General Writing Guidelines/Conventions
1) Use the third-person point of view for class writing assignments. In other words, avoid using the first person “I.” Your voice and position are already implicit in the statements/claims you make. Your authority and the strength of your position rest on the clarity of your expressed thoughts and the quality of the support you provide (See The Little, Brown Handbook, 795-6).
2) Use the present tense when writing about texts and documents. In this “historical present,” fictional figures act and speak NOW, and the voices of historical figures make claims NOW in their writing.
In a letter to the Lord Can Grande della Scala about The Divine Comedy, Dante briefly explains how to read allegorically.
After the boy first hears Mangan’s sister speak of Araby, the bazaar grows in his imagination along with his infatuation over the young woman. In the end, he finds the bazaar a shattering disappointment and sees himself “as a creature driven and derided by vanity” (28).
This convention will save you a lot of trouble with verb tense shifts and inconsistency.
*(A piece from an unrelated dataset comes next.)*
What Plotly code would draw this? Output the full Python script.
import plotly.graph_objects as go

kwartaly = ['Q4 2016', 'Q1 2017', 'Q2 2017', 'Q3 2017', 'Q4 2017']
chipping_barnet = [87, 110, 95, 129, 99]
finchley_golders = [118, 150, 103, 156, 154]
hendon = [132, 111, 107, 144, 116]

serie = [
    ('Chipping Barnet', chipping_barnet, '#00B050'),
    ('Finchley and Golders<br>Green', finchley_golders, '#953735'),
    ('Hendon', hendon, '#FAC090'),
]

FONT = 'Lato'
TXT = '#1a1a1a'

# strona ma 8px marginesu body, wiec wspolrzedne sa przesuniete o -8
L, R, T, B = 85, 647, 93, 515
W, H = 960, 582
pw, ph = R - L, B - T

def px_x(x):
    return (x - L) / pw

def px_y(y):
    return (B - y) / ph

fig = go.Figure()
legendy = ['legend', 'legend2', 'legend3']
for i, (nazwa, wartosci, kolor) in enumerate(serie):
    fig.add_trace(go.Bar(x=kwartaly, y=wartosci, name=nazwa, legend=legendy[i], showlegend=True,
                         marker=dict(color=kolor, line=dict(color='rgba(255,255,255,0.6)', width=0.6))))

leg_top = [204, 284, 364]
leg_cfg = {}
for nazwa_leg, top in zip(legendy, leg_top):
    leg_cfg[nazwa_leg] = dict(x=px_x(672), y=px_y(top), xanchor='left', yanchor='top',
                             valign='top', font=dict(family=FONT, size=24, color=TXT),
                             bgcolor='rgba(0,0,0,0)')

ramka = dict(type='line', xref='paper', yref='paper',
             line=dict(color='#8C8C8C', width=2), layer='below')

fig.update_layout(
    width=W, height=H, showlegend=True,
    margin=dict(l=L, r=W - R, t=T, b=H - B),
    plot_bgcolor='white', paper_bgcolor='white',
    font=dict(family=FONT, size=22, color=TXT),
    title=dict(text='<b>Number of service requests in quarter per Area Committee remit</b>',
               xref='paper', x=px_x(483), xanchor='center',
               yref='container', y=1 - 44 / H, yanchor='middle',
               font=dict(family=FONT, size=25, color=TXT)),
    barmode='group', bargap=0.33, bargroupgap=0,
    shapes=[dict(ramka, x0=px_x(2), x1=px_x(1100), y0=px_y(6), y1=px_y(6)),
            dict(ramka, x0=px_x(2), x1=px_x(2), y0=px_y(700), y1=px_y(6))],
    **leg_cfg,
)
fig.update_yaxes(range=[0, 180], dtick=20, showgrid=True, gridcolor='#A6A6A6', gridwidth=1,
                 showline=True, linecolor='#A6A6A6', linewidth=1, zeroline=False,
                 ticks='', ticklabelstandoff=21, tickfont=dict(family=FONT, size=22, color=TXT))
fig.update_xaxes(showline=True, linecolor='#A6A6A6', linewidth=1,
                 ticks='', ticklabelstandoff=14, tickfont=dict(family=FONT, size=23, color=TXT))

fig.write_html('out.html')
Use the past tense when writing about actual events that happened in the past (Little, Brown, 795-6):
In 1848 Marx wrote to Engels.
3) An argumentative essay is characterized by a single, central thesis or argument. The body of your essay involves your organizing and developing support to prove your thesis. Your thesis will likely include several stated reasons for your argument (a closed thesis); these reasons are major supports for your overall argument (Little, Brown, 163ff.).
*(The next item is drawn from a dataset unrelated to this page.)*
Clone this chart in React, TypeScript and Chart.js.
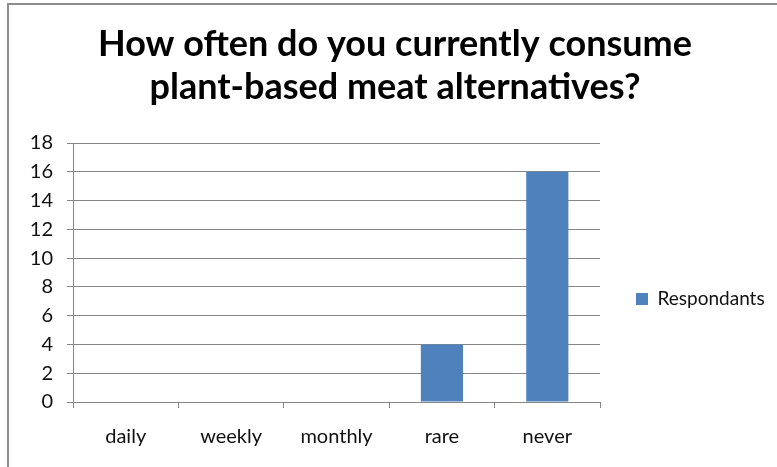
import React, { useEffect, useRef } from "react";
import { Chart, registerables } from "chart.js";

Chart.register(...registerables);

// Survey answers
const categories = ["daily", "weekly", "monthly", "rare", "never"];
const respondants = [0, 0, 0, 4, 16];
const seriesLabel = "Respondants";
const titleLines = ["How often do you currently consume", "plant-based meat alternatives?"];
const yMin = 0;
const yMax = 18;
const yStep = 2;

const FONT = "Lato, 'Open Sans', 'DejaVu Sans', sans-serif";
const GRID = "#868686";
const BAR = "#4f81bd";
const TEXT = "#111111";

const W = 777;
const H = 467;
const PLOT_LEFT = 73;
const PLOT_RIGHT = 600;
const PLOT_BOTTOM = 402;
const LEGEND_PAD = 36;
const LEGEND_BOX = 12;
const LEGEND_FONT = 19;
const TICK_FONT = 20;

export default function App() {
  const canvasRef = useRef<HTMLCanvasElement | null>(null);

  useEffect(() => {
    document.body.style.margin = "0";
    const canvas = canvasRef.current;
    if (!canvas) return;

    // width the legend will claim, so the plot ends where the gridlines end
    const m = document.createElement("canvas").getContext("2d")!;
    m.font = `${LEGEND_FONT}px ${FONT}`;
    const textW = m.measureText(seriesLabel).width;
    const legendW = LEGEND_PAD + LEGEND_BOX + LEGEND_FONT / 2 + textW + 10;
    const padRight = W - PLOT_RIGHT - legendW;
    const padLeft = padRight + 13;

    const chart = new Chart(canvas, {
      type: "bar",
      data: {
        labels: categories,
        datasets: [
          {
            label: seriesLabel,
            data: respondants,
            backgroundColor: BAR,
            borderWidth: 0,
            barPercentage: 0.4,
            categoryPercentage: 1.0,
          },
        ],
      },
      options: {
        responsive: false,
        animation: false,
        devicePixelRatio: 1,
        layout: { padding: { left: padLeft, right: padRight, top: 0, bottom: 0 } },
        plugins: {
          tooltip: { enabled: false },
          title: {
            display: true,
            text: titleLines,
            color: "#000",
            font: { family: FONT, size: 36, weight: "bold", lineHeight: 43 / 36 },
            padding: { top: 23, bottom: 34 },
          },
          legend: {
            display: true,
            position: "right",
            align: "center",
            title: {
              display: true,
              text: " ",
              font: { size: 10, lineHeight: 1 },
              padding: { top: 121, bottom: 0 },
            },
            labels: {
              boxWidth: LEGEND_BOX,
              boxHeight: LEGEND_BOX,
              padding: LEGEND_PAD,
              color: TEXT,
              font: { family: FONT, size: LEGEND_FONT },
            },
          },
        },
        scales: {
          x: {
            grid: {
              display: true,
              drawOnChartArea: false,
              drawTicks: true,
              tickLength: 6,
              color: GRID,
              offset: true,
            },
            border: { color: GRID },
            ticks: { color: TEXT, font: { family: FONT, size: TICK_FONT }, padding: 17 },
            afterFit: (s: any) => {
              s.height = H - PLOT_BOTTOM;
            },
          },
          y: {
            min: yMin,
            max: yMax,
            grid: { color: GRID, tickLength: 6 },
            border: { color: GRID },
            ticks: { stepSize: yStep, color: TEXT, font: { family: FONT, size: TICK_FONT }, padding: 14 },
            afterFit: (s: any) => {
              s.width = PLOT_LEFT - padLeft;
            },
          },
        },
      },
    });

    return () => chart.destroy();
  }, []);

  return (
    <div style={{ position: "relative", width: W, height: H, overflow: "hidden", background: "#fff" }}>
      <div
        style={{
          position: "absolute",
          left: 7,
          top: 3,
          width: 900,
          height: 600,
          border: "2px solid #8c8c8c",
          pointerEvents: "none",
        }}
      />
      <canvas ref={canvasRef} width={W} height={H} style={{ position: "absolute", left: 0, top: 0, display: "block" }} />
    </div>
  );
}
4) Quoting and citing sources is an essential part of supporting an argument or an interpretation of a text (even if that means simply quoting the single text you’re analyzing). Using quoted material well means much more than dropping the quotation and moving on. You need to explain how and why the quotation is related to the point you’re making. Your use of a good quotation should help demonstrate your own thinking, not replace it.
5) Whenever you use a quotation or a paraphrase of a text, you need to provide an appropriate citation (MLA form—see Little, Brown, 700-708). A paraphrase as well as a quotation requires a citation. Failure to give such credit to sources of quotations or paraphrases is plagiarism. See Little, Brown, 680-689.